----- COLLECTED DATA

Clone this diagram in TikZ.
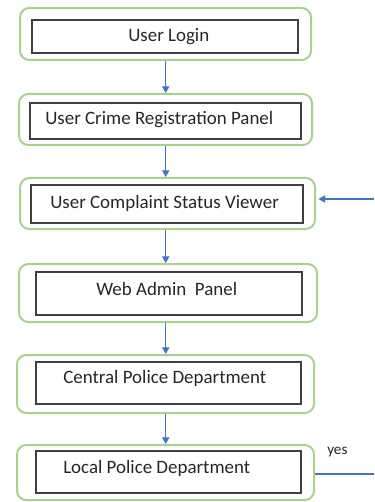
\documentclass[tikz,border=0pt]{standalone}
\usepackage{fontspec}
\setmainfont{Carlito}
\usetikzlibrary{arrows.meta}
\definecolor{boxgreen}{HTML}{A9D18E}
\definecolor{arrblue}{HTML}{4472C4}
\definecolor{innergray}{HTML}{3F3F3F}
\begin{document}
\begin{tikzpicture}[x=0.75pt,y=-0.75pt,
  outerbox/.style={draw=boxgreen,line width=1.5pt,rounded corners=7pt,inner sep=0pt},
  innerbox/.style={draw=innergray,line width=1.4pt,inner sep=0pt},
  label/.style={font=\fontsize{14.2pt}{16pt}\selectfont,text=black!85,inner sep=0pt,anchor=west},
  flow/.style={draw=arrblue,line width=0.8pt,-{Triangle[width=5.5pt,length=5pt]}}]
\useasboundingbox (0,0) rectangle (374,502);
% outer boxes
\node[outerbox,minimum width=291*0.75pt,minimum height=52*0.75pt] (o1) at (165.5,34) {};
\node[outerbox,minimum width=293*0.75pt,minimum height=51*0.75pt] (o2) at (165.5,119.5) {};
\node[outerbox,minimum width=295*0.75pt,minimum height=51*0.75pt] (o3) at (167.5,203.5) {};
\node[outerbox,minimum width=298*0.75pt,minimum height=58*0.75pt] (o4) at (168,293) {};
\node[outerbox,minimum width=297*0.75pt,minimum height=58*0.75pt] (o5) at (165.5,384) {};
\node[outerbox,minimum width=297*0.75pt,minimum height=55*0.75pt] (o6) at (165.5,472.5) {};
% inner boxes
\node[innerbox,minimum width=266*0.75pt,minimum height=33*0.75pt] (i1) at (165,36.5) {};
\node[innerbox,minimum width=271*0.75pt,minimum height=36*0.75pt] (i2) at (165.5,121) {};
\node[innerbox,minimum width=272*0.75pt,minimum height=38*0.75pt] (i3) at (167,204) {};
\node[innerbox,minimum width=266*0.75pt,minimum height=43*0.75pt] (i4) at (169,293.5) {};
\node[innerbox,minimum width=265*0.75pt,minimum height=42*0.75pt] (i5) at (168.5,383) {};
\node[innerbox,minimum width=265*0.75pt,minimum height=42*0.75pt] (i6) at (168.5,472) {};
% texts
\node[label] (t1) at (128,36.5) {User Login};
\node[label] (t2) at (45,119.5) {User Crime Registration Panel};
\node[label] (t3) at (50,203.5) {User Complaint Status Viewer};
\node[label] (t4) at (96,288.5) {Web Admin\ \ Panel};
\node[label] (t5) at (63,378.5) {Central Police Department};
\node[label] (t6) at (63,468.5) {Local Police Department};
\node[font=\fontsize{11.4pt}{13pt}\selectfont,text=black!85,inner sep=0pt,anchor=west] (yes) at (327,452) {yes};
% connectors
\coordinate (a1) at (165.7,60);
\draw[flow] (o1.south -| a1) -- (o2.north -| a1);
\draw[flow] (o2.south -| a1) -- (o3.north -| a1);
\draw[flow] (o3.south -| a1) -- (o4.north -| a1);
\draw[flow] (o4.south -| a1) -- (o5.north -| a1);
\draw[flow] (o5.south -| a1) -- (o6.north -| a1);
\coordinate (inR) at (374,199);
\coordinate (inTip) at (318.5,199);
\draw[flow] (inR) -- (inTip);
\coordinate (outR) at (374,474);
\draw[draw=arrblue,line width=0.8pt] (o6.east |- outR) -- (outR);
\end{tikzpicture}
\end{document}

----------

THE TASK: Reproduce each line exactly, please, except for any pictures.

SOLVED EXERCISE:
Clone this diagram in TikZ.
\documentclass[tikz,border=0pt]{standalone}
\usepackage{fontspec}
\setmainfont{Carlito}
\usetikzlibrary{arrows.meta}
\definecolor{boxgreen}{HTML}{A9D18E}
\definecolor{arrblue}{HTML}{4472C4}
\definecolor{innergray}{HTML}{3F3F3F}
\begin{document}
\begin{tikzpicture}[x=0.75pt,y=-0.75pt,
  outerbox/.style={draw=boxgreen,line width=1.5pt,rounded corners=7pt,inner sep=0pt},
  innerbox/.style={draw=innergray,line width=1.4pt,inner sep=0pt},
  label/.style={font=\fontsize{14.2pt}{16pt}\selectfont,text=black!85,inner sep=0pt,anchor=west},
  flow/.style={draw=arrblue,line width=0.8pt,-{Triangle[width=5.5pt,length=5pt]}}]
\useasboundingbox (0,0) rectangle (374,502);
% outer boxes
\node[outerbox,minimum width=291*0.75pt,minimum height=52*0.75pt] (o1) at (165.5,34) {};
\node[outerbox,minimum width=293*0.75pt,minimum height=51*0.75pt] (o2) at (165.5,119.5) {};
\node[outerbox,minimum width=295*0.75pt,minimum height=51*0.75pt] (o3) at (167.5,203.5) {};
\node[outerbox,minimum width=298*0.75pt,minimum height=58*0.75pt] (o4) at (168,293) {};
\node[outerbox,minimum width=297*0.75pt,minimum height=58*0.75pt] (o5) at (165.5,384) {};
\node[outerbox,minimum width=297*0.75pt,minimum height=55*0.75pt] (o6) at (165.5,472.5) {};
% inner boxes
\node[innerbox,minimum width=266*0.75pt,minimum height=33*0.75pt] (i1) at (165,36.5) {};
\node[innerbox,minimum width=271*0.75pt,minimum height=36*0.75pt] (i2) at (165.5,121) {};
\node[innerbox,minimum width=272*0.75pt,minimum height=38*0.75pt] (i3) at (167,204) {};
\node[innerbox,minimum width=266*0.75pt,minimum height=43*0.75pt] (i4) at (169,293.5) {};
\node[innerbox,minimum width=265*0.75pt,minimum height=42*0.75pt] (i5) at (168.5,383) {};
\node[innerbox,minimum width=265*0.75pt,minimum height=42*0.75pt] (i6) at (168.5,472) {};
% texts
\node[label] (t1) at (128,36.5) {User Login};
\node[label] (t2) at (45,119.5) {User Crime Registration Panel};
\node[label] (t3) at (50,203.5) {User Complaint Status Viewer};
\node[label] (t4) at (96,288.5) {Web Admin\ \ Panel};
\node[label] (t5) at (63,378.5) {Central Police Department};
\node[label] (t6) at (63,468.5) {Local Police Department};
\node[font=\fontsize{11.4pt}{13pt}\selectfont,text=black!85,inner sep=0pt,anchor=west] (yes) at (327,452) {yes};
% connectors
\coordinate (a1) at (165.7,60);
\draw[flow] (o1.south -| a1) -- (o2.north -| a1);
\draw[flow] (o2.south -| a1) -- (o3.north -| a1);
\draw[flow] (o3.south -| a1) -- (o4.north -| a1);
\draw[flow] (o4.south -| a1) -- (o5.north -| a1);
\draw[flow] (o5.south -| a1) -- (o6.north -| a1);
\coordinate (inR) at (374,199);
\coordinate (inTip) at (318.5,199);
\draw[flow] (inR) -- (inTip);
\coordinate (outR) at (374,474);
\draw[draw=arrblue,line width=0.8pt] (o6.east |- outR) -- (outR);
\end{tikzpicture}
\end{document}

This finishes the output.